PINELLAS COUNTY, Fla. — While the nation observed Veterans Day on Thursday, a small group of military veterans and their supporters gathered at St. Petersburg’s Williams Park on Thursday to observe Armistice Day, a day that they say is to celebrate peace, and not militarism.

What You Need To Know

  • Veterans Day has only been a U.S. federal holiday since 1954. Between 1938 and 1953, it was called Armistice Day.

  • Veterans make up about 7.9% of the U.S. population, but account for about 13.5% percent of suicides in the country, according to the American Foundation for Suicide Prevention.

  • Veterans for Peace have more than 150 chapters around the country.

November 11 marked the end of hostilities in World War I in 1918 and was named Armistice Day the following year by U.S. President Woodrow Wilson. In making his proclamation, Wilson said, “To us in America, the reflections of Armistice Day will be filled with solemn pride in the heroism of those who died in the country’s service and with gratitude for the victory, both because of the thing which it has freed us and because of the opportunity it has given America to show her sympathy with peace and justice in the councils of the nations.”

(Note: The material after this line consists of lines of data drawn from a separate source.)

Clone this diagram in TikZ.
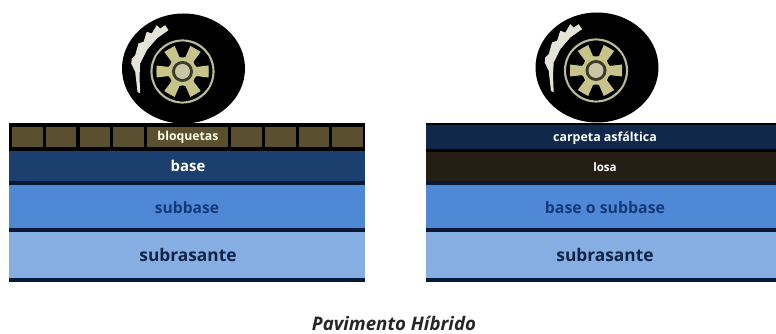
\documentclass[tikz,border=0pt]{standalone}
\usepackage{fontspec}
\setmainfont{Open Sans}
\definecolor{blockbrown}{HTML}{5A5030}
\definecolor{deepblue}{HTML}{1B3F6E}
\definecolor{navy}{HTML}{10294A}
\definecolor{slab}{HTML}{251E14}
\definecolor{midblue}{HTML}{4F88D4}
\definecolor{paleblue}{HTML}{86AEE2}
\definecolor{rule}{HTML}{041A38}
\definecolor{rim}{HTML}{B9BC98}
\definecolor{spoke}{HTML}{C6C48A}
\definecolor{hub}{HTML}{C9C6A6}
\definecolor{tread}{HTML}{E4E5D8}
\definecolor{inkblue}{HTML}{123A7A}
\definecolor{inkdark}{HTML}{0E2348}
\newcommand{\labelsize}[1]{\fontsize{#1pt}{#1pt}\selectfont\bfseries}
\tikzset{
  x=0.75pt,y=-0.75pt,
  lightlabel/.style={text=white,inner sep=0pt},
  darklabel/.style={inner sep=0pt},
  tire/.pic={
    % tyre body
    \fill[black] (0,0) ellipse [x radius=61.5,y radius=55];
    % tread highlight with its notched outer edge
    \fill[tread] (-15,-38.3) -- (-18.3,-43.3) -- (-23.3,-40) -- (-26.7,-43.3)
      -- (-31.7,-35) -- (-36.7,-36.7) -- (-40,-26.7) -- (-45,-25) -- (-48.3,-13.3)
      -- (-51.7,-10) -- (-52.3,-5) -- (-48.3,3.3) -- (-46,23.3) -- (-43.3,25)
      -- (-44,8.3) -- (-43.3,-5) -- (-36.7,-18.3) -- (-26.7,-30) -- cycle;
    % rim and the six-spoke wheel
    \draw[rim,line width=1.6pt] (-1,3) circle [radius=31];
    \fill[spoke] (-1,3) circle [radius=26];
    \foreach \a in {30,90,...,330}{
      \fill[black,rotate around={\a:(-1,3)}] (21,3) ellipse [x radius=8,y radius=9];
    }
    \foreach \a in {0,60,...,300}{
      \fill[spoke,rotate around={\a:(-1,3)}] (8,-1) -- (25,-3) -- (25,9) -- (8,7) -- cycle;
    }
    % hub
    \fill[black!70!spoke] (-1,3) circle [radius=10.5];
    \fill[hub] (-1,3) circle [radius=7.5];
  }
}
\begin{document}
\begin{tikzpicture}
\useasboundingbox (0,0) rectangle (776,334);
\fill[white] (0,0) rectangle (776,334);

% left pavement section
\fill[black] (9,123) rectangle (365,151);
\foreach \a/\b in {12/43,46/76,80/110,113/144,147/228,231/262,265/296,299/329,332/363}
  \fill[blockbrown] (\a,127) rectangle (\b,147);
\fill[deepblue] (9,151) rectangle (365,181);
\fill[rule] (9,181) rectangle (365,185);
\fill[midblue] (9,185) rectangle (365,228);
\fill[rule] (9,228) rectangle (365,232);
\fill[paleblue] (9,232) rectangle (365,278);
\fill[rule] (9,278) rectangle (365,282);
\pic at (183.5,68.5) {tire};

\node[lightlabel,font=\labelsize{9.2},text=white!90!yellow] (blockslabel) at (188,137.5) {bloquetas};
\node[lightlabel,font=\labelsize{11.2}] (baselabel) at (188,166) {base};
\node[darklabel,text=inkblue,font=\labelsize{11.7}] (subbaselabel) at (187,208) {subbase};
\node[darklabel,text=inkdark,font=\labelsize{13}] (subgradeleft) at (188,255.5) {subrasante};

% right pavement section
\fill[navy] (426,123) rectangle (776,149);
\fill[black] (426,149) rectangle (776,152);
\fill[slab] (426,152) rectangle (776,181);
\fill[rule] (426,181) rectangle (776,185);
\fill[midblue] (426,185) rectangle (776,228);
\fill[rule] (426,228) rectangle (776,232);
\fill[paleblue] (426,232) rectangle (776,278);
\fill[rule] (426,278) rectangle (776,282);
\fill[black] (426,123) rectangle (776,125);
\pic at (597,67.5) {tire};

\node[lightlabel,font=\labelsize{9.3}] (asphaltlabel) at (605,138) {carpeta asfáltica};
\node[lightlabel,font=\labelsize{8.7}] (slablabel) at (605,167) {losa};
\node[darklabel,text=inkblue,font=\labelsize{11.9}] (basesubbaselabel) at (605,208) {base o subbase};
\node[darklabel,text=inkdark,font=\labelsize{13}] (subgraderight) at (605,255.5) {subrasante};

% figure caption
\node[inner sep=0pt,font=\itshape\bfseries\fontsize{14pt}{16pt}\selectfont,text=black!85] (caption) at (394,323.5) {Pavimento Híbrido};
\end{tikzpicture}
\end{document}
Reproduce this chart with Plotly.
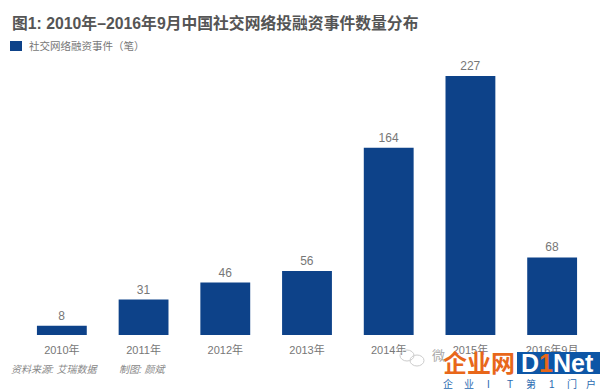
import plotly.graph_objects as go

categories = ["2010年", "2011年", "2012年", "2013年", "2014年", "2015年", "2016年9月"]
values = [8, 31, 46, 56, 164, 227, 68]
series_name = "社交网络融资事件（笔）"
title_text = "图1: 2010年–2016年9月中国社交网络投融资事件数量分布"
source_text = "资料来源: 艾瑞数据"
credit_text = "制图: 颜斌"
slogan_chars = ["企", "业", "I", "T", "第", "1", "门", "户"]
slogan_x = [448, 469, 488, 510, 531, 552, 572, 591]

W, H = 600, 391
L, R, T, B = 21, 7, 40, 56
PW, PH = W - L - R, H - T - B
FONT = "Liberation Sans, Noto Sans CJK SC, sans-serif"
BLUE = "#0d4289"
GREY = "#777777"

def px(x): return (x - L) / PW
def py(y): return (H - B - y) / PH

def note(x, y, text, size, color, bold=False, italic=False, anchor="left", font=FONT):
    if bold:
        text = f"<b>{text}</b>"
    if italic:
        text = f"<i>{text}</i>"
    return dict(xref="paper", yref="paper", x=px(x), y=py(y), text=text, showarrow=False,
                xanchor=anchor, yanchor="middle", font=dict(size=size, color=color, family=font))

def rect(x0, y0, x1, y1, color, kind="rect", line=None):
    return dict(type=kind, xref="paper", yref="paper", x0=px(x0), x1=px(x1), y0=py(y1), y1=py(y0),
                fillcolor=color, line=line or dict(width=0), layer="above")

fig = go.Figure(go.Bar(
    x=categories, y=values, name=series_name, marker=dict(color=BLUE, line=dict(width=0)),
    width=0.61, text=values, textposition="outside", cliponaxis=False,
    textfont=dict(size=12, color=GREY, family="Liberation Sans"), showlegend=False))

annotations = [
    note(10, 23, title_text, 15.8, "#555555", bold=True),
    note(27, 46, series_name, 10.5, GREY),
    note(9, 369, source_text, 10, "#888888", italic=True),
    note(117, 369, credit_text, 10, "#888888", italic=True),
    note(430, 355, "微", 13, "#aaaaaa"),
    note(441, 363, "企业网", 24, "#e8671a", bold=True),
    note(519, 363, "D", 25, "#ffffff", bold=True),
    note(537, 363, "1", 25, "#e8671a", bold=True),
    note(551, 363, "Net", 25, "#ffffff", bold=True),
]
annotations += [note(x, 384, c, 10, "#2a6ab0", anchor="center") for c, x in zip(slogan_chars, slogan_x)]

grey_line = dict(color="#cccccc", width=1)
shapes = [
    rect(10, 41, 22, 51, BLUE),
    rect(517, 352, 600, 374, "#0d56a6"),
    rect(400, 350, 414, 361, "rgba(0,0,0,0)", "circle", grey_line),
    rect(410, 355, 424, 366, "rgba(0,0,0,0)", "circle", grey_line),
]

fig.update_layout(
    width=W, height=H, autosize=False,
    margin=dict(l=L, r=R, t=T, b=B, pad=0),
    paper_bgcolor="#ffffff", plot_bgcolor="#ffffff",
    font=dict(family=FONT, color=GREY),
    xaxis=dict(type="category", range=[-0.5, 6.5], showgrid=False, showline=False, zeroline=False,
               ticks="outside", ticklen=5, tickcolor="rgba(0,0,0,0)",
               tickfont=dict(size=11, color=GREY, family=FONT)),
    yaxis=dict(range=[0, 258.5], visible=False),
    annotations=annotations, shapes=shapes,
)

fig.write_html("out.html", post_script="document.body.style.margin='0';",
               config={"displayModeBar": False})
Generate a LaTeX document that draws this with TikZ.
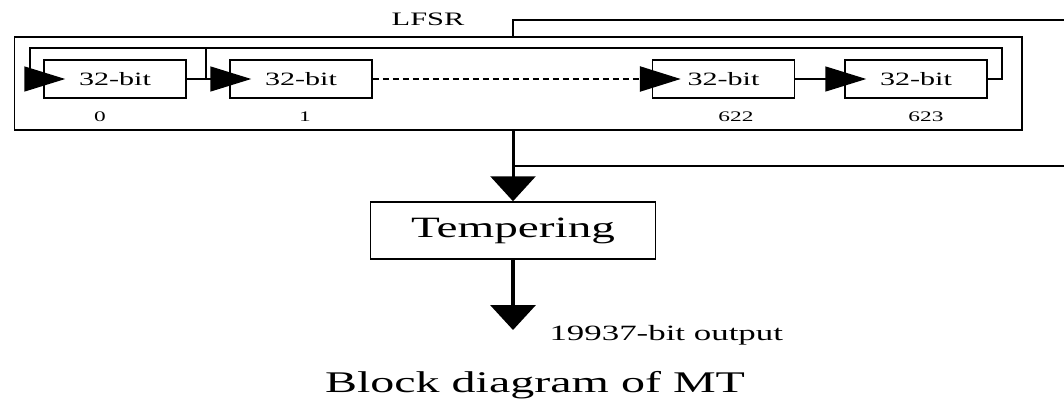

Armistice Day then became a federal holiday in 1938 and was changed to Veterans Day in 1954.

“I think a veteran like us, and this veteran here, we want peace. We saw war, and we don’t want to see how ugly it is,” said Jay Alexander, the acting president of the Tampa Bay Chapter of Veterans for Peace, who was standing right next to Mike Flannery, a Navy Veteran who served in Vietnam.

Alexander was wearing a shirt which featured a quote from former President Dwight Eisenhower on the back.  Eisenhower served as Supreme Allied Commander of all forces in Europe in 1943. His quote from 1946 said, “I hate war as only a soldier who has lived it can, only as one who has seen its brutality, its futility, its stupidity.”

This was the first Veterans Day/Armistice Day observance in more than 20 years that the U.S. did not have military troops in Afghanistan.  The U.S. completed its withdrawal in late August, but not before a chaotic exit that included a terrorist attack that killed 13 U.S. Marines. 

The rushed ending brought unfavorable comparisons to how the country exited Vietnam in 1975, putting a dark coda on America’s longest running war.

“Nation building is not our forte,” said Orlando Acosta, a U.S. Air Force Veteran and former St. Petersburg city council candidate who served in Afghanistan and was in attendance on Thursday. “Other people are much better at it than we are. Building a nation from the embers that were Afghanistan afterwards is a multi-generational task.”

One of the issues that Veterans for Peace have advocated for is the repeal of the 2002 Authorization for Use of Military Force (AUMF) that gave broad authority to President George W. Bush to invade Iraq in early 2003.

“Congress has the duty of declaring a war, not the president,” Alexander says.

A major issue for the military community over the past decade plus has been the high rate of suicides among veterans. Veterans make up about 7.9% of the U.S. population, but account for about 13.5% percent of suicides in the country, according to the American Foundation for Suicide Prevention.

The Biden Administration announced a series of five goals and executive orders last week that they say will drive suicide prevention efforts forward. “Suicide among service members, veterans, and their families is a public health and national security crisis,” the White House said.

Veterans for Peace has not always been welcome in some Veterans and Memorial Day parades around the country. Alexander said that hasn’t been the case in Pinellas County, saying that he and some other members marched in a Gulfport event honoring veterans a few years ago.

“There are some cities that are not ‘woke’ yet. They’re still in the past,” he said. “It’s time to bring peace out there and show that we’re veterans and we saw it first-hand. We were involved in it, and we were under fire.”

Also attending the proceedings was Abimael Jimenez, a staff assistant for Congressman Charlie Crist. Jimenez read aloud a statement from Crist.

“I comment Chapter 119 of Veterans for Peace for their dedication to commemorating both Veterans the plight for peace,” the Congressman wrote.